» EXERCISE INSTRUCTIONS: Retype every line from the start of the data down to and including the line with "const lineEnd = 99.6;". Skip the pictures.

» DATA SHOWN:
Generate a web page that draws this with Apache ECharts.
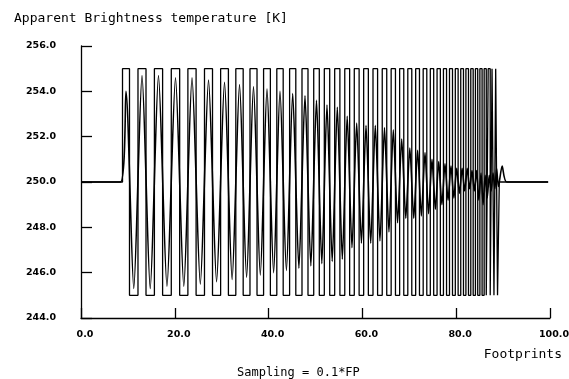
<!DOCTYPE html>
<html>
<head>
<meta charset="utf-8">
<script src="https://cdn.jsdelivr.net/npm/echarts@6/dist/echarts.min.js"></script>
<style>
  html, body { margin: 0; padding: 0; background: #fff; }
  #chart { width: 569px; height: 379px; }
</style>
</head>
<body>
<div id="chart"></div>
<script>
// square wave edges (footprints)
const riseAt = [8.85, 12.15, 15.65, 19.25, 22.79, 26.33, 29.77, 33.01, 36.03, 38.93,
  41.75, 44.48, 47.12, 49.62, 51.88, 54.09, 56.24, 58.27, 60.27, 62.26,
  64.23, 66.13, 67.94, 69.68, 71.36, 72.96, 74.48, 75.92, 77.28, 78.57,
  79.81, 80.97, 82.07, 83.11, 84.10, 85.05, 85.96, 86.82, 87.64, 88.42];
const fallAt = [10.34, 13.86, 17.40, 21.04, 24.54, 28.04, 31.43, 34.58, 37.53, 40.38,
  43.11, 45.80, 48.40, 50.81, 53.03, 55.20, 57.28, 59.30, 61.27, 63.24,
  65.19, 67.05, 68.82, 70.53, 72.17, 73.73, 75.20, 76.62, 77.94, 79.21,
  80.41, 81.55, 82.62, 83.62, 84.59, 85.52, 86.41, 87.25, 88.05, 88.81];
const waveEnd = 89.19;
const highLevel = 255;
const lowLevel = 245;
const baseLevel = 250;
const lineEnd = 99.6;

// response curve: peaks and troughs
const peakAt = [9.59, 13.01, 16.52, 20.15, 23.67, 27.19, 30.60, 33.80, 36.78, 39.66,
  42.43, 45.14, 47.76, 50.21, 52.45, 54.65, 56.76, 58.78, 60.77, 62.75,
  64.71, 66.59, 68.38, 70.11, 71.77, 73.35, 74.84, 76.27, 77.61, 78.89,
  80.11, 81.26, 82.35, 83.37, 84.35, 85.29, 86.18, 87.04, 87.85, 88.61];
const peakVal = [254.0, 254.7, 254.7, 254.6, 254.6, 254.5, 254.4, 254.3, 254.2, 254.1,
  254.0, 253.9, 253.8, 253.6, 253.4, 253.3, 252.9, 252.6, 252.5, 252.5,
  252.4, 252.3, 251.9, 251.5, 251.4, 251.3, 251.0, 250.9, 250.8, 250.7,
  250.6, 250.6, 250.6, 250.5, 250.5, 250.4, 250.3, 250.3, 250.4, 250.6];
const troughAt = [11.25, 14.76, 18.33, 21.92, 25.44, 28.91, 32.22, 35.31, 38.23, 41.07,
  43.80, 46.46, 49.01, 51.35, 53.56, 55.72, 57.78, 59.79, 61.77, 63.74,
  65.66, 67.50, 69.25, 70.95, 72.57, 74.11, 75.56, 76.95, 78.26, 79.51,
  80.69, 81.81, 82.87, 83.86, 84.82, 85.74, 86.62, 87.45, 88.24, 89.00];
const troughVal = [245.3, 245.3, 245.4, 245.4, 245.5, 245.6, 245.7, 245.8, 245.9, 246.0,
  246.1, 246.2, 246.3, 246.4, 246.5, 246.6, 247.1, 247.3, 247.3, 247.4,
  247.8, 248.2, 248.4, 248.4, 248.5, 248.6, 248.8, 249.0, 249.2, 249.3,
  249.5, 249.6, 249.7, 249.6, 249.2, 249.0, 249.3, 249.6, 249.7, 249.8];
const respLead = [[0, 250], [8.4, 250]];
const respTail = [[89.8, 250.7], [90.8, 250], [99.6, 250]];

const yTicks = [244, 256, 2];
const xTicks = [0, 100, 20];

let squareData = [[0, baseLevel]];
for (let i = 0; i < riseAt.length; i++) {
  squareData.push([riseAt[i], highLevel]);
  squareData.push([fallAt[i], lowLevel]);
}
squareData.push([waveEnd, baseLevel]);
squareData.push([lineEnd, baseLevel]);

let respData = respLead.slice();
for (let i = 0; i < peakAt.length; i++) {
  respData.push([peakAt[i], peakVal[i]]);
  respData.push([troughAt[i], troughVal[i]]);
}
respData = respData.concat(respTail);

const myChart = echarts.init(document.getElementById("chart"), null, { renderer: "canvas" });
const txt = { color: "#000", fontFamily: "DejaVu Sans Mono", fontSize: 13, fontWeight: "normal" };

let option = {
  animation: false,
  backgroundColor: "#fff",
  title: [
    { text: "Apparent Brightness temperature [K]", left: 9, top: 7, textStyle: txt },
    { text: "Footprints", right: 2, top: 343, textStyle: txt },
    { text: "Sampling = 0.1*FP", left: 232, top: 362, textStyle: { ...txt, fontSize: 12 } },
  ],
  grid: { left: 81, right: 19, top: 46, bottom: 61, containLabel: false, outerBoundsMode: "none" },
  xAxis: {
    type: "value",
    min: xTicks[0],
    max: xTicks[1],
    interval: xTicks[2],
    axisLine: { lineStyle: { color: "#000", width: 1.3 } },
    axisTick: { show: true, inside: true, length: 10, lineStyle: { color: "#000", width: 1.3 } },
    axisLabel: {
      color: "#000", fontFamily: "DejaVu Sans", fontWeight: "bold", fontSize: 9.5, margin: 12,
      padding: [0, 0, 0, 8],
      formatter: (v) => v.toFixed(1),
    },
    splitLine: { show: false },
  },
  yAxis: {
    type: "value",
    min: yTicks[0],
    max: yTicks[1],
    interval: yTicks[2],
    axisLine: { show: true, lineStyle: { color: "#000", width: 1.3 } },
    axisTick: { show: true, inside: true, length: 11, lineStyle: { color: "#000", width: 1.3 } },
    axisLabel: {
      color: "#000", fontFamily: "DejaVu Sans", fontWeight: "bold", fontSize: 9.5, margin: 25,
      formatter: (v) => v.toFixed(1),
    },
    splitLine: { show: false },
  },
  series: [
    {
      type: "line",
      name: "square",
      data: squareData,
      step: "end",
      symbol: "none",
      lineStyle: { color: "#000", width: 1.3 },
    },
    {
      type: "line",
      name: "response",
      data: respData,
      smooth: 0.25,
      symbol: "none",
      lineStyle: { color: "#000", width: 1.6 },
    },
  ],
};
myChart.setOption(option);
</script>
</body>
</html>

» TASK OUTPUT:
Generate a web page that draws this with Apache ECharts.
<!DOCTYPE html>
<html>
<head>
<meta charset="utf-8">
<script src="https://cdn.jsdelivr.net/npm/echarts@6/dist/echarts.min.js"></script>
<style>
  html, body { margin: 0; padding: 0; background: #fff; }
  #chart { width: 569px; height: 379px; }
</style>
</head>
<body>
<div id="chart"></div>
<script>
// square wave edges (footprints)
const riseAt = [8.85, 12.15, 15.65, 19.25, 22.79, 26.33, 29.77, 33.01, 36.03, 38.93,
  41.75, 44.48, 47.12, 49.62, 51.88, 54.09, 56.24, 58.27, 60.27, 62.26,
  64.23, 66.13, 67.94, 69.68, 71.36, 72.96, 74.48, 75.92, 77.28, 78.57,
  79.81, 80.97, 82.07, 83.11, 84.10, 85.05, 85.96, 86.82, 87.64, 88.42];
const fallAt = [10.34, 13.86, 17.40, 21.04, 24.54, 28.04, 31.43, 34.58, 37.53, 40.38,
  43.11, 45.80, 48.40, 50.81, 53.03, 55.20, 57.28, 59.30, 61.27, 63.24,
  65.19, 67.05, 68.82, 70.53, 72.17, 73.73, 75.20, 76.62, 77.94, 79.21,
  80.41, 81.55, 82.62, 83.62, 84.59, 85.52, 86.41, 87.25, 88.05, 88.81];
const waveEnd = 89.19;
const highLevel = 255;
const lowLevel = 245;
const baseLevel = 250;
const lineEnd = 99.6;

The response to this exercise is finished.